How to forget everything

Recently I was studying the list of digital formats recom­mended by the Library of Congress for digital data—meaning, formats that are likely (though not guar­an­teed) to be well supported in the future.

One of the many lurking horrors of the digital age: though it’s become much easier to publish and retrieve infor­ma­tion in the present—e.g., we can put mate­rial on a website instead of printing & ship­ping a book—the long-term archiving of infor­ma­tion has arguably become more diffi­cult. That printed book, you can put on a shelf and it will prob­ably last hundreds of years. The data, you can … do what, exactly?

Turning data into phys­ical arti­facts is possible. But other compli­ca­tions arise. Like many who owned a computer in the ’90s, I archived a lot of data using CD-R discs. At the time, these were projected to last 100–200 years.
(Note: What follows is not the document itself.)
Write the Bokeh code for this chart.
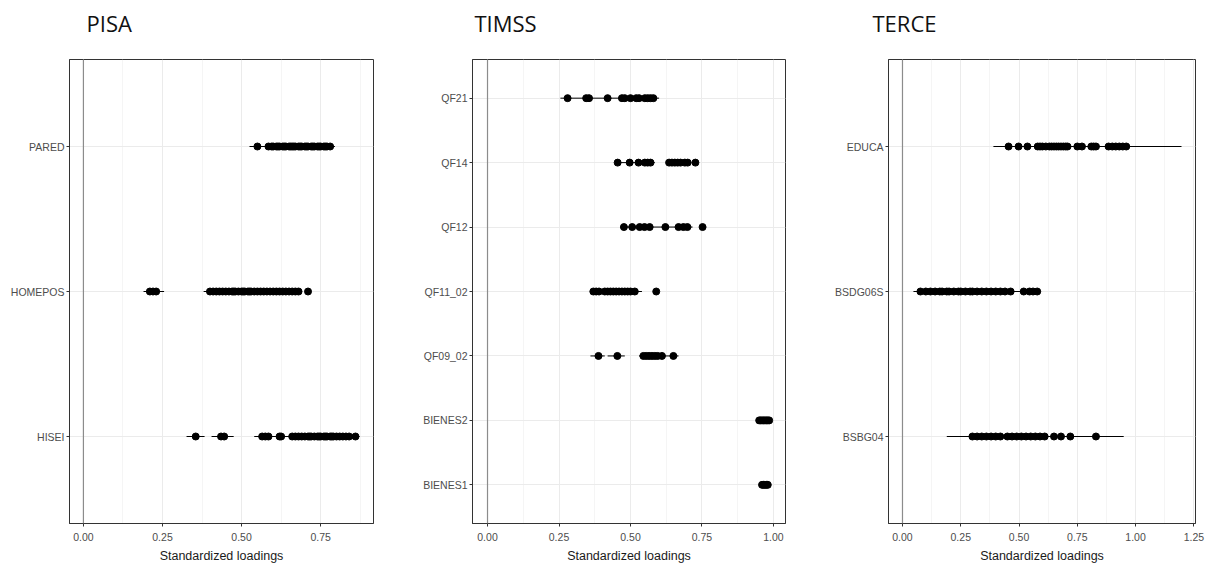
from bokeh.plotting import figure
from bokeh.layouts import row, column
from bokeh.models import FixedTicker, Span, ColumnDataSource
from bokeh.core.properties import value
from bokeh.embed import file_html
from bokeh.resources import INLINE

# ---------------- data ----------------
panel_titles = ["PISA", "TIMSS", "TERCE"]

pisa_cats = ["HISEI", "HOMEPOS", "PARED"]
pisa_pared = [0.55, 0.585, 0.595, 0.60, 0.61, 0.615, 0.62, 0.63, 0.635, 0.64, 0.65, 0.655, 0.66,
              0.665, 0.67, 0.68, 0.685, 0.69, 0.70, 0.705, 0.71, 0.72, 0.725, 0.73, 0.74, 0.745,
              0.75, 0.76, 0.765, 0.77, 0.78]
pisa_homepos = [0.21, 0.22, 0.23, 0.40, 0.41, 0.42, 0.43, 0.44, 0.45, 0.46, 0.47, 0.475, 0.48,
                0.49, 0.50, 0.505, 0.51, 0.52, 0.525, 0.53, 0.54, 0.55, 0.56, 0.57, 0.58, 0.59,
                0.60, 0.61, 0.62, 0.63, 0.64, 0.65, 0.66, 0.67, 0.68, 0.71]
pisa_hisei = [0.355, 0.435, 0.445, 0.565, 0.575, 0.585, 0.62, 0.625, 0.66, 0.67, 0.68, 0.69,
              0.70, 0.71, 0.715, 0.72, 0.73, 0.74, 0.745, 0.75, 0.76, 0.765, 0.77, 0.78, 0.785,
              0.79, 0.80, 0.81, 0.82, 0.83, 0.84, 0.86]
pisa_ci_cat = ["PARED", "HOMEPOS", "HOMEPOS", "HOMEPOS", "HISEI", "HISEI", "HISEI"]
pisa_ci_lo = [0.525, 0.19, 0.38, 0.70, 0.326, 0.405, 0.54]
pisa_ci_hi = [0.795, 0.255, 0.69, 0.72, 0.383, 0.475, 0.873]

timss_cats = ["BIENES1", "BIENES2", "QF09_02", "QF11_02", "QF12", "QF14", "QF21"]
timss_qf21 = [0.28, 0.345, 0.355, 0.42, 0.47, 0.48, 0.50, 0.52, 0.53, 0.55, 0.56, 0.57, 0.58]
timss_qf14 = [0.455, 0.497, 0.528, 0.55, 0.56, 0.57, 0.635, 0.645, 0.655, 0.665, 0.675, 0.69,
              0.70, 0.727]
timss_qf12 = [0.477, 0.506, 0.532, 0.549, 0.567, 0.622, 0.668, 0.685, 0.699, 0.752]
timss_qf11 = [0.37, 0.38, 0.39, 0.41, 0.42, 0.43, 0.44, 0.45, 0.46, 0.47, 0.48, 0.49, 0.50,
              0.515, 0.59]
timss_qf09 = [0.388, 0.454, 0.545, 0.555, 0.565, 0.575, 0.585, 0.595, 0.61, 0.65]
timss_bienes2 = [0.95, 0.955, 0.96, 0.965, 0.97, 0.975, 0.98, 0.985]
timss_bienes1 = [0.96, 0.965, 0.97, 0.975, 0.98]
timss_ci_cat = ["QF21", "QF14", "QF14", "QF12", "QF11_02", "QF11_02", "QF09_02", "QF09_02",
                "QF09_02", "BIENES2", "BIENES1"]
timss_ci_lo = [0.255, 0.447, 0.625, 0.465, 0.365, 0.58, 0.36, 0.42, 0.53, 0.945, 0.955]
timss_ci_hi = [0.60, 0.585, 0.71, 0.717, 0.54, 0.60, 0.41, 0.48, 0.668, 0.99, 0.985]

terce_cats = ["BSBG04", "BSDG06S", "EDUCA"]
terce_educa = [0.455, 0.498, 0.536, 0.58, 0.59, 0.60, 0.615, 0.63, 0.64, 0.65, 0.66, 0.67, 0.68,
               0.69, 0.70, 0.708, 0.75, 0.77, 0.81, 0.82, 0.83, 0.884, 0.90, 0.915, 0.93, 0.945,
               0.96]
terce_bsdg06s = [0.077, 0.10, 0.12, 0.14, 0.16, 0.17, 0.19, 0.20, 0.22, 0.24, 0.25, 0.27, 0.29,
                 0.30, 0.32, 0.34, 0.36, 0.38, 0.40, 0.42, 0.44, 0.464, 0.52, 0.545, 0.56, 0.578]
terce_bsbg04 = [0.30, 0.32, 0.34, 0.36, 0.38, 0.40, 0.42, 0.45, 0.47, 0.49, 0.51, 0.53, 0.55,
                0.57, 0.59, 0.61, 0.65, 0.68, 0.72, 0.83]
terce_ci_cat = ["EDUCA", "BSDG06S", "BSBG04"]
terce_ci_lo = [0.39, 0.047, 0.19]
terce_ci_hi = [1.197, 0.592, 0.949]

pisa_ticks = [0.0, 0.25, 0.5, 0.75]
timss_ticks = [0.0, 0.25, 0.5, 0.75, 1.0]
terce_ticks = [0.0, 0.25, 0.5, 0.75, 1.0, 1.25]

TICK_FONT = "Liberation Sans"
TITLE_H = 40


def make_title(text, width, left_px):
    t = figure(width=width, height=TITLE_H, x_range=(0, width), y_range=(0, TITLE_H),
               output_backend="svg", toolbar_location=None,
               x_axis_location=None, y_axis_location=None,
               min_border=0, min_border_left=0, min_border_right=0,
               min_border_top=0, min_border_bottom=0)
    t.outline_line_color = None
    t.xgrid.visible = False
    t.ygrid.visible = False
    t.text(x=[left_px], y=[TITLE_H - 22], text=[text], text_font=value("Open Sans"),
           text_font_size="22px", text_color="#111111", text_baseline="middle",
           text_align="left")
    return t


def make_panel(cats, series, ci_cat, ci_lo, ci_hi, ticks, xr, width, bl, br):
    ypos = {c: i + 1 for i, c in enumerate(cats)}
    p = figure(width=width, height=567 - TITLE_H, x_range=xr, y_range=(0.4, len(cats) + 0.6),
               output_backend="svg", toolbar_location=None,
               min_border_left=bl, min_border_right=br, min_border_top=59 - TITLE_H,
               min_border_bottom=44)

    p.background_fill_color = "white"
    p.border_fill_color = "white"
    p.outline_line_color = "#333333"
    p.outline_line_width = 1

    minor = [t + 0.125 for t in ticks] + [ticks[0] - 0.125]
    p.xaxis.ticker = FixedTicker(ticks=ticks, minor_ticks=minor)
    p.xgrid.grid_line_color = "#EBEBEB"
    p.xgrid.grid_line_width = 1
    p.xgrid.minor_grid_line_color = "#F2F2F2"
    p.xgrid.minor_grid_line_width = 0.8
    p.yaxis.ticker = FixedTicker(ticks=[ypos[c] for c in cats])
    p.yaxis.major_label_overrides = {ypos[c]: c for c in cats}
    p.ygrid.grid_line_color = "#EBEBEB"
    p.ygrid.grid_line_width = 1
    p.xaxis.major_label_overrides = {t: "%.2f" % t for t in ticks}

    for ax in (p.xaxis, p.yaxis):
        ax.axis_line_color = "#333333"
        ax.major_tick_line_color = "#333333"
        ax.major_tick_in = 0
        ax.major_tick_out = 3
        ax.minor_tick_line_color = None
        ax.major_label_text_font = TICK_FONT
        ax.major_label_text_font_size = "10.5px"
        ax.major_label_text_color = "#4D4D4D"
    p.xaxis.major_label_standoff = 5
    p.yaxis.major_label_standoff = 2
    p.xaxis.axis_label = "Standardized loadings"
    p.xaxis.axis_label_text_font = TICK_FONT
    p.xaxis.axis_label_text_font_size = "12.5px"
    p.xaxis.axis_label_text_font_style = "normal"
    p.xaxis.axis_label_text_color = "#1a1a1a"
    p.xaxis.axis_label_standoff = 5

    p.add_layout(Span(location=0, dimension="height", line_color="#8C8C8C", line_width=1.2))

    seg = ColumnDataSource(dict(x0=ci_lo, x1=ci_hi, y=[ypos[c] for c in ci_cat]))
    p.segment(x0="x0", x1="x1", y0="y", y1="y", source=seg, line_color="black", line_width=1)

    xs, ys = [], []
    for c, vals in series.items():
        xs += vals
        ys += [ypos[c]] * len(vals)
    p.scatter(xs, ys, size=7, fill_color="black", line_color="black")
    return p


widths = [408, 400, 399]
t1 = make_title(panel_titles[0], widths[0], 86)
t2 = make_title(panel_titles[1], widths[1], 66)
t3 = make_title(panel_titles[2], widths[2], 64)

p1 = make_panel(pisa_cats,
                {"PARED": pisa_pared, "HOMEPOS": pisa_homepos, "HISEI": pisa_hisei},
                pisa_ci_cat, pisa_ci_lo, pisa_ci_hi, pisa_ticks, (-0.044, 0.917),
                widths[0], 69, 35)
p2 = make_panel(timss_cats,
                {"QF21": timss_qf21, "QF14": timss_qf14, "QF12": timss_qf12,
                 "QF11_02": timss_qf11, "QF09_02": timss_qf09,
                 "BIENES2": timss_bienes2, "BIENES1": timss_bienes1},
                timss_ci_cat, timss_ci_lo, timss_ci_hi, timss_ticks, (-0.0525, 1.042),
                widths[1], 64, 23)
p3 = make_panel(terce_cats,
                {"EDUCA": terce_educa, "BSDG06S": terce_bsdg06s, "BSBG04": terce_bsbg04},
                terce_ci_cat, terce_ci_lo, terce_ci_hi, terce_ticks, (-0.06, 1.257),
                widths[2], 80, 12)

layout = column(row(t1, t2, t3, spacing=0), row(p1, p2, p3, spacing=0), spacing=0)
open("out.html", "w").write(file_html(layout, INLINE))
It’s turned out, however, that many of these discs are going bad after about 10 years. This means that many CD-R data archives will anni­hi­late the infor­ma­tion they were entrusted to protect. (I was able to recover all the data from my own pile of CD-Rs because I made multiple copies. But indeed, a number of indi­vidual disks had already failed.)

One major advan­tage of printed mate­rial is that it’s self-contained: you take a book from the shelf, and it works the way the creator intended. Not so for soft­ware. Any digital file needs an app to read it & display it; the app needs a certain oper­ating system; the oper­ating system needs certain hard­ware; the hard­ware is compli­cated and always phys­i­cally dete­ri­o­rating.

The Internet Archive has been taking this problem seri­ously for 20+ years. It’s maybe best known for the Wayback Machine, its histor­ical archive of web pages. But it’s also been figuring out how to preserve other soft­ware. The best idea is to at least get rid of the hard­ware, and run the old oper­ating system as a “virtual machine” on the current system (the Internet Arcade being one example). In this way, every­thing that is needed to run a file—the OS, the app, etc.—is pack­aged together, and thus, like a book, becomes some­thing closer to self-contained.

As a soft­ware devel­oper, I use virtual machines like these to test my work on older systems. I don’t want to keep an actual Windows XP machine in my office. But I can run it anytime from a hard drive attached to my Mac. It’s easy and it works.

One of the less-noted side effects of the cloud-computing era is that this form of archiv­ability is starting to disap­pear. When you run a cloud-connected piece of soft­ware, it’s depen­dent as usual on a certain oper­ating system and certain hard­ware. But also a new ingre­dient: a server else­where on the internet that deter­mines whether the program can run. (Usually, based on whether you have a subscrip­tion, etc.)

This outside server makes it impos­sible to archive the soft­ware. Why? First, the depen­dency on the outside server can’t be encap­su­lated within a virtual machine. Second, there’s no guar­antee that the outside server will keep oper­ating. (On the contrary: every server gets unplugged, even­tu­ally.) And because the soft­ware envi­ron­ment cannot be archived, the data files that rely on that envi­ron­ment also cannot be archived.

What does this mean for the culture and knowl­edge that’s captured in digital data? I’m far from a soft­ware-freedom abso­lutist. But I think the rise of subscrip­tion-based soft­ware is terrible for the longer arc of computing, because it forces so much to become tempo­rary.

update, 344 days later

The idea of soft­ware longevity through mini­mal­istic use of computing resources is starting to perco­late upward. See, e.g.—Collapse OS, perma­com­puting, and the Uxn stack.